NU Online News Service, May 18, 2:50 p.m. EDT
While good governance, modeling and disclosure are vital to insurance risk management, the risk manager also has a pivotal role to play in creating a proactive and preemptive risk management culture, Swiss Re said.
In its new report released today, "Establishing a Proactive Risk Management Culture," Swiss Re outlined its recommendations for risk management in relation to each of the main elements of the Solvency II framework directive: risk and capital modeling, governance, and disclosure and transparency.
According to the report, companies need to fully utilize risk management, recognizing the need to manage reality and not models.
Models do not make decisions, the report notes, people do.
Companies should also use risk scenarios to "think the unthinkable," according to Swiss Re, as well as to pay attention to liquidity issues and distinguish between roles and responsibilities of those in the organization.
"It is vital that responsibility for the risk lies with the business, and that risk management plays the role of controlling the risk, seeking to ensure the risk assumptions are clear and that it is in line with the risk appetite of the business," the report states.
Swiss Re's chief risk officer, Raj Singh, said models are powerful, yet simplified, reflections of reality, and he added sound risk management involves complementing the models with scenario thinking.
He added, "As the financial crisis has shown, events that are not reflected in risk models can present the greatest danger."
Swiss Re said it sees insurance risk managers as an independent line of defense, ensuring that the risk-reward balance is fully evaluated and that all risks are sufficiently understood by the business.
The positioning of the chief risk officer at the top of the organization is essential to drive a risk management culture, Swiss Re said.
Swiss Re said it uses a "three-signature" approach, requiring that large transactions be signed off by the underwriting, client management and risk management departments.
Mr. Singh said, "When it comes to decision-making, risk managers must be aware of the forces driving the deal, including how the risk taker is remunerated and incentivized. Therefore, transparency is a non-negotiable quality of the entire risk management process."
He added that it can be argued that "transparency is the major driver of the successful implementation of quantitative risk management and risk governance."
Mr. Singh pointed out that Solvency II, a set of regulatory requirements for insurers in the European Union going into effect late next year, provides guidance on qualitative aspects such as risk governance and transparency.

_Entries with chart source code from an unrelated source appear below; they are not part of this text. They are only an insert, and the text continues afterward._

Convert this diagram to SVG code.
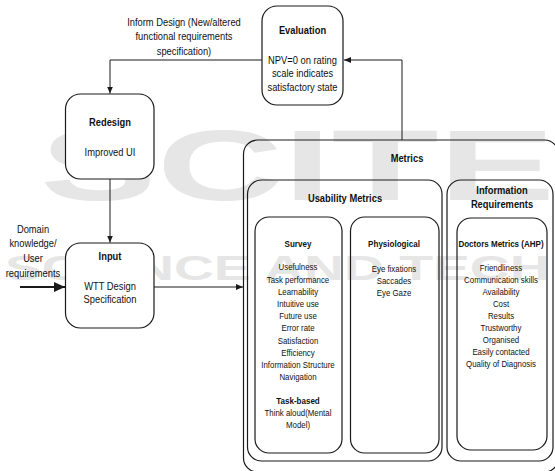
<svg xmlns="http://www.w3.org/2000/svg" width="555" height="471" viewBox="0 0 555 471">
<defs>
<style>
.box{fill:none;stroke:#1a1a1a;stroke-width:1.2}
.nbox{fill:#fff;stroke:#1a1a1a;stroke-width:1.2}
.ln{fill:none;stroke:#1a1a1a;stroke-width:1}
.t{font-family:"Liberation Sans",Arial,sans-serif;font-size:11.4px;text-anchor:middle;fill:#111}
.b{font-weight:bold}
.s{font-size:9.6px}
.sb{font-size:9.8px;font-weight:bold}
.wm{font-family:"Liberation Sans",Arial,sans-serif;font-weight:bold;fill:#e6e6e6}
</style>
<marker id="ah" markerWidth="8" markerHeight="6" refX="7" refY="3" orient="auto" markerUnits="userSpaceOnUse">
<path d="M0,0 L7,3 L0,6 Z" fill="#1a1a1a"/>
</marker>
<marker id="ahb" markerWidth="12" markerHeight="10" refX="11" refY="5" orient="auto" markerUnits="userSpaceOnUse">
<path d="M0,0 L11,5 L0,10 Z" fill="#1a1a1a"/>
</marker>
</defs>
<rect width="555" height="471" fill="#fff"/>
<g id="watermark">
<text class="wm" x="22.86" y="200" font-size="100" transform="scale(1.75,1)">SCITE</text>
<text class="wm" x="3.15" y="280" font-size="35" transform="scale(1.58,1)">SCIENCE AND TECH</text>
</g>
<g id="connectors">
<polyline class="ln" points="402,140 402,60 344,60" marker-end="url(#ah)"/>
<polyline class="ln" points="262,60 110,60 110,93.5" marker-end="url(#ah)"/>
<line class="ln" x1="110" y1="179" x2="110" y2="242.5" marker-end="url(#ah)"/>
<line class="ln" x1="154" y1="287" x2="243" y2="287" marker-end="url(#ah)"/>
<line x1="20" y1="287" x2="65" y2="287" stroke="#1a1a1a" stroke-width="2" marker-end="url(#ahb)"/>
<g class="t" transform="scale(0.82,1)">
<text x="224.39" y="26">Inform Design (New/altered</text>
<text x="224.39" y="40.5">functional requirements</text>
<text x="224.39" y="55">specification)</text>
<text x="40.24" y="233">Domain</text>
<text x="40.24" y="247.5">knowledge/</text>
<text x="40.24" y="262">User</text>
<text x="40.24" y="277">requirements</text>
</g>
</g>
<g id="evaluation">
<rect class="nbox" x="262" y="6" width="81" height="99" rx="15"/>
<g transform="scale(0.82,1)">
<text class="t b" x="368.9" y="34">Evaluation</text>
<text class="t" x="368.9" y="64">NPV=0 on rating</text>
<text class="t" x="368.9" y="77.5">scale indicates</text>
<text class="t" x="368.9" y="91">satisfactory state</text>
</g>
</g>
<g id="redesign">
<rect class="nbox" x="65.5" y="94" width="88.5" height="85" rx="15"/>
<g transform="scale(0.82,1)">
<text class="t b" x="134.15" y="126">Redesign</text>
<text class="t" x="134.15" y="156">Improved UI</text>
</g>
</g>
<g id="input">
<rect class="nbox" x="65.5" y="243" width="88.5" height="85" rx="15"/>
<g transform="scale(0.82,1)">
<text class="t b" x="134.15" y="260">Input</text>
<text class="t" x="134.15" y="290">WTT Design</text>
<text class="t" x="134.15" y="303">Specification</text>
</g>
</g>
<g id="metrics">
<rect class="box" x="243.5" y="140" width="315" height="332" rx="14"/>
<text class="t b" x="496.34" y="162" transform="scale(0.82,1)">Metrics</text>
</g>
<g id="usability-metrics">
<rect class="box" x="247.5" y="180" width="194.5" height="281" rx="14"/>
<text class="t b" x="420.73" y="202" transform="scale(0.82,1)">Usability Metrics</text>
</g>
<g id="information-requirements">
<rect class="box" x="447" y="180" width="106" height="281" rx="14"/>
<g transform="scale(0.82,1)">
<text class="t b" x="612.2" y="194">Information</text>
<text class="t b" x="612.2" y="208">Requirements</text>
</g>
</g>
<g id="survey">
<rect class="box" x="255" y="217" width="87" height="236" rx="14"/>
<g transform="scale(0.82,1)">
<text class="t sb" x="363.41" y="247.5">Survey</text>
<g class="t s">
<text x="363.41" y="270.5">Usefulness</text>
<text x="363.41" y="282.7">Task performance</text>
<text x="363.41" y="294.9">Learnability</text>
<text x="363.41" y="307.1">Intuitive use</text>
<text x="363.41" y="319.3">Future use</text>
<text x="363.41" y="331.5">Error rate</text>
<text x="363.41" y="343.7">Satisfaction</text>
<text x="363.41" y="355.9">Efficiency</text>
<text x="363.41" y="368.1">Information Structure</text>
<text x="363.41" y="380.3">Navigation</text>
<text x="363.41" y="416">Think aloud(Mental</text>
<text x="363.41" y="428">Model)</text>
</g>
<text class="t sb" x="363.41" y="404">Task-based</text>
</g>
</g>
<g id="physiological">
<rect class="box" x="350.5" y="217" width="88.5" height="236" rx="14"/>
<g transform="scale(0.82,1)">
<text class="t sb" x="480.49" y="247.5">Physiological</text>
<g class="t s">
<text x="480.49" y="272">Eye fixations</text>
<text x="480.49" y="284">Saccades</text>
<text x="480.49" y="296">Eye Gaze</text>
</g>
</g>
</g>
<g id="doctors-metrics">
<rect class="box" x="457" y="218" width="90" height="232" rx="14"/>
<g transform="scale(0.82,1)">
<text class="t sb" x="610.98" y="247.5">Doctors Metrics (AHP)</text>
<g class="t s">
<text x="610.98" y="271.5">Friendliness</text>
<text x="610.98" y="283.5">Communication skills</text>
<text x="610.98" y="295.5">Availability</text>
<text x="610.98" y="307.5">Cost</text>
<text x="610.98" y="319.5">Results</text>
<text x="610.98" y="331.5">Trustworthy</text>
<text x="610.98" y="343.5">Organised</text>
<text x="610.98" y="355.5">Easily contacted</text>
<text x="610.98" y="367.5">Quality of Diagnosis</text>
</g>
</g>
</g>
</svg>
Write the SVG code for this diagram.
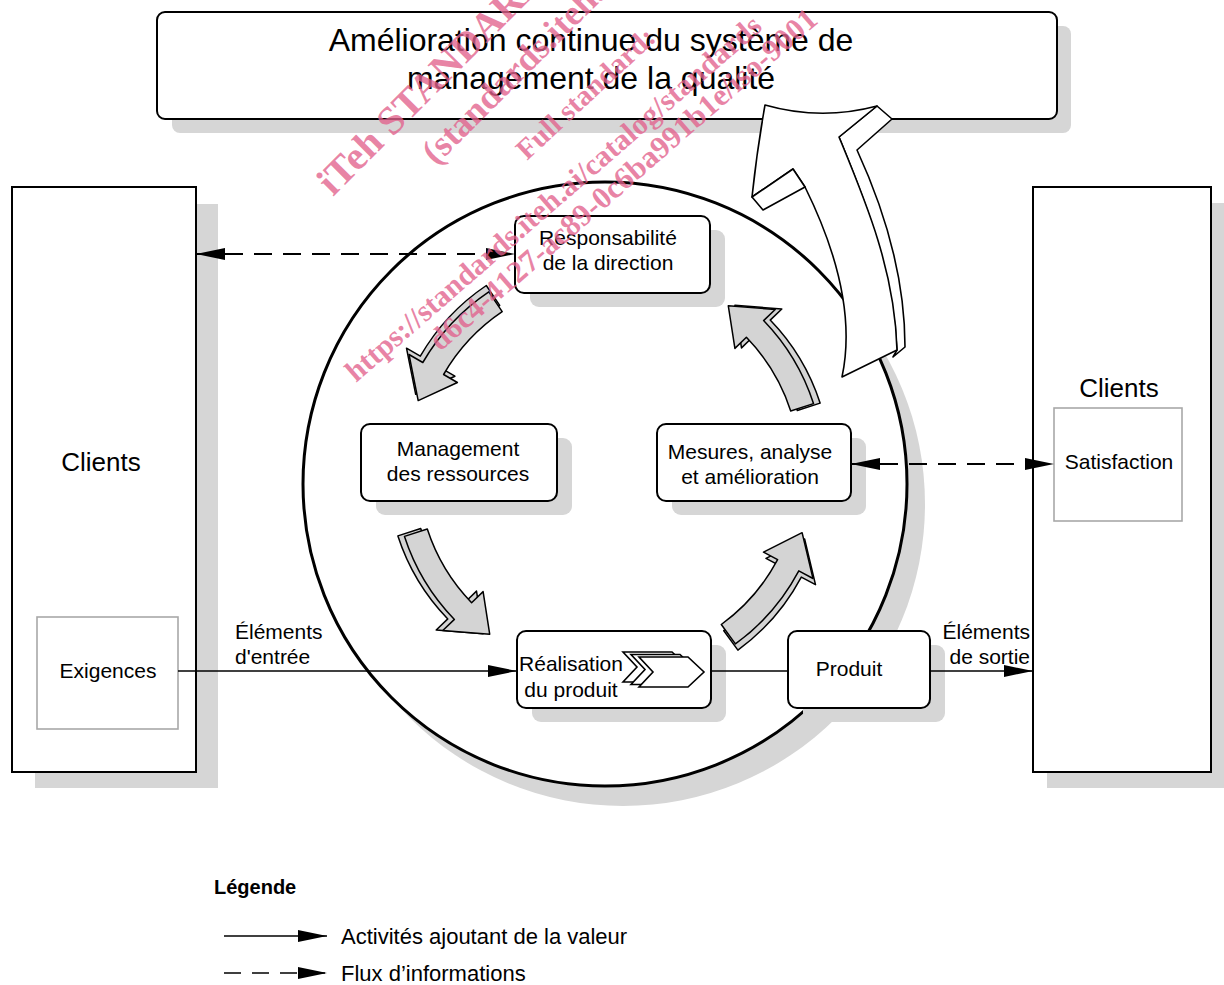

Swiss Re said that while the recent debate about Solvency II has focused mainly on concerns that supervisors would overreact to the financial crisis by introducing excessively conservative capital requirements, discussions about the framework's qualitative dimension have been largely eclipsed.
However, as a recent survey conducted by the Institute of Insurance Economics at the University of St. Gallen shows, many insurers consider the softer, behavioral issues around establishing a sound risk management culture to be equally challenging when it comes to implementing Solvency II.